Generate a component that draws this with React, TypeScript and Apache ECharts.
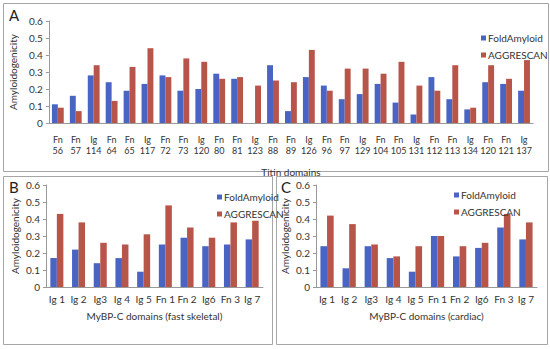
import React, { useEffect, useRef } from "react";
import * as echarts from "echarts";

const titinDomains = ["Fn\n56","Fn\n57","Ig\n114","Fn\n64","Fn\n65","Ig\n117","Fn\n72","Fn\n73","Ig\n120","Fn\n80","Fn\n81","Ig\n123","Fn\n88","Fn\n89","Ig\n126","Fn\n96","Fn\n97","Ig\n129","Fn\n104","Fn\n105","Ig\n131","Fn\n112","Fn\n113","Ig\n134","Fn\n120","Fn\n121","Ig\n137"];
const titinFold = [0.11,0.16,0.28,0.24,0.19,0.23,0.28,0.19,0.20,0.29,0.26,0,0.34,0.07,0.27,0.22,0.14,0.17,0.23,0.12,0.05,0.27,0.14,0.08,0.24,0.23,0.19];
const titinAggr = [0.09,0.07,0.34,0.13,0.33,0.44,0.27,0.38,0.36,0.26,0.27,0.22,0.25,0.24,0.43,0.19,0.32,0.32,0.29,0.36,0.22,0.19,0.34,0.09,0.34,0.26,0.37];

const mybpDomains = ["Ig 1","Ig 2","Ig3","Ig 4","Ig 5","Fn 1","Fn 2","Ig6","Fn 3","Ig 7"];
const skeletalFold = [0.17,0.22,0.14,0.17,0.09,0.25,0.29,0.24,0.25,0.28];
const skeletalAggr = [0.43,0.38,0.26,0.25,0.31,0.48,0.35,0.29,0.38,0.39];
const cardiacFold = [0.24,0.11,0.24,0.17,0.09,0.30,0.18,0.23,0.35,0.28];
const cardiacAggr = [0.42,0.37,0.25,0.18,0.24,0.30,0.24,0.26,0.43,0.38];

const BLUE = "#4a64c4";
const RED = "#b8554a";
const FONT = "Lato";
const TXT = "#333";

export default function App() {
  const ref = useRef<HTMLDivElement>(null);
  useEffect(() => {
    const chart = echarts.init(ref.current!, null, { renderer: "svg" });
    const yAxisBase = (gridIndex: number, nameGap: number) => ({
      type: "value",
      gridIndex,
      min: 0,
      max: 0.6,
      interval: 0.1,
      name: "Amyloidogenicity",
      nameLocation: "middle",
      nameGap,
      nameTextStyle: { fontFamily: FONT, fontSize: 10, color: TXT },
      axisLine: { show: true, lineStyle: { color: "#999" } },
      axisTick: { show: true, length: 3, lineStyle: { color: "#999" } },
      splitLine: { show: false },
      axisLabel: { fontFamily: FONT, fontSize: 10, color: TXT, margin: 6 },
    });
    const xAxisBase = (gridIndex: number, data: string[], name: string, nameGap: number, margin: number, fontSize: number) => ({
      type: "category",
      gridIndex,
      data,
      name,
      nameLocation: "middle",
      nameGap,
      nameTextStyle: { fontFamily: FONT, fontSize: 10, color: TXT },
      axisLine: { show: true, lineStyle: { color: "#999" } },
      axisTick: { show: false },
      axisLabel: { fontFamily: FONT, fontSize, color: TXT, margin, interval: 0, lineHeight: 11 },
    });
    const legendBase = (left: number, top: number) => ({
      orient: "vertical",
      left,
      top,
      icon: "rect",
      itemWidth: 5,
      itemHeight: 5,
      itemGap: 7,
      selectedMode: false,
      textStyle: { fontFamily: FONT, fontSize: 10, color: TXT, padding: [0, 0, 0, -3] },
      data: ["FoldAmyloid", "AGGRESCAN"],
    });
    const bar = (name: string, data: number[], idx: number, color: string, gap: string) => ({
      type: "bar",
      name,
      data,
      xAxisIndex: idx,
      yAxisIndex: idx,
      barGap: "0%",
      barCategoryGap: gap,
      itemStyle: { color },
    });
    chart.setOption({
      animation: false,
      textStyle: { fontFamily: FONT },
      grid: [
        { left: 44, right: 17, top: 21, bottom: 226 },
        { left: 46, width: 217, top: 185, bottom: 62 },
        { left: 316, width: 221, top: 185, bottom: 62 },
      ],
      xAxis: [
        xAxisBase(0, titinDomains, "Titin domains", 44, 11, 9),
        xAxisBase(1, mybpDomains, "MyBP-C domains (fast skeletal)", 24, 6, 10),
        xAxisBase(2, mybpDomains, "MyBP-C domains (cardiac)", 24, 6, 10),
      ],
      yAxis: [yAxisBase(0, 25), yAxisBase(1, 26), yAxisBase(2, 26)],
      legend: [legendBase(476, 28), legendBase(212, 187), legendBase(449, 185)],
      series: [
        bar("FoldAmyloid", titinFold, 0, BLUE, "34%"),
        bar("AGGRESCAN", titinAggr, 0, RED, "34%"),
        bar("FoldAmyloid", skeletalFold, 1, BLUE, "40%"),
        bar("AGGRESCAN", skeletalAggr, 1, RED, "40%"),
        bar("FoldAmyloid", cardiacFold, 2, BLUE, "40%"),
        bar("AGGRESCAN", cardiacAggr, 2, RED, "40%"),
      ],
      graphic: [
        { type: "rect", shape: { x: 3.5, y: 3.5, width: 545, height: 168 }, style: { fill: "none", stroke: "#a6a6a6", lineWidth: 1 }, silent: true },
        { type: "rect", shape: { x: 3.5, y: 176.5, width: 269, height: 168 }, style: { fill: "none", stroke: "#a6a6a6", lineWidth: 1 }, silent: true },
        { type: "rect", shape: { x: 276.5, y: 176.5, width: 271, height: 168 }, style: { fill: "none", stroke: "#a6a6a6", lineWidth: 1 }, silent: true },
        { type: "text", left: 9, top: 7, style: { text: "A", font: `15px ${FONT}`, fill: "#222" } },
        { type: "text", left: 9, top: 179, style: { text: "B", font: `15px ${FONT}`, fill: "#222" } },
        { type: "text", left: 281, top: 179, style: { text: "C", font: `15px ${FONT}`, fill: "#222" } },
      ],
    });
    return () => chart.dispose();
  }, []);
  return <div ref={ref} style={{ width: 550, height: 349, position: "absolute", left: 0, top: 0 }} />;
}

*****

Begin at the top of the material above and output each line exactly, stopping after the line that holds "import * as". Leave out pictures.

▶ Answer to the task
Generate a component that draws this with React, TypeScript and Apache ECharts.
import React, { useEffect, useRef } from "react";
import * as echarts from "echarts";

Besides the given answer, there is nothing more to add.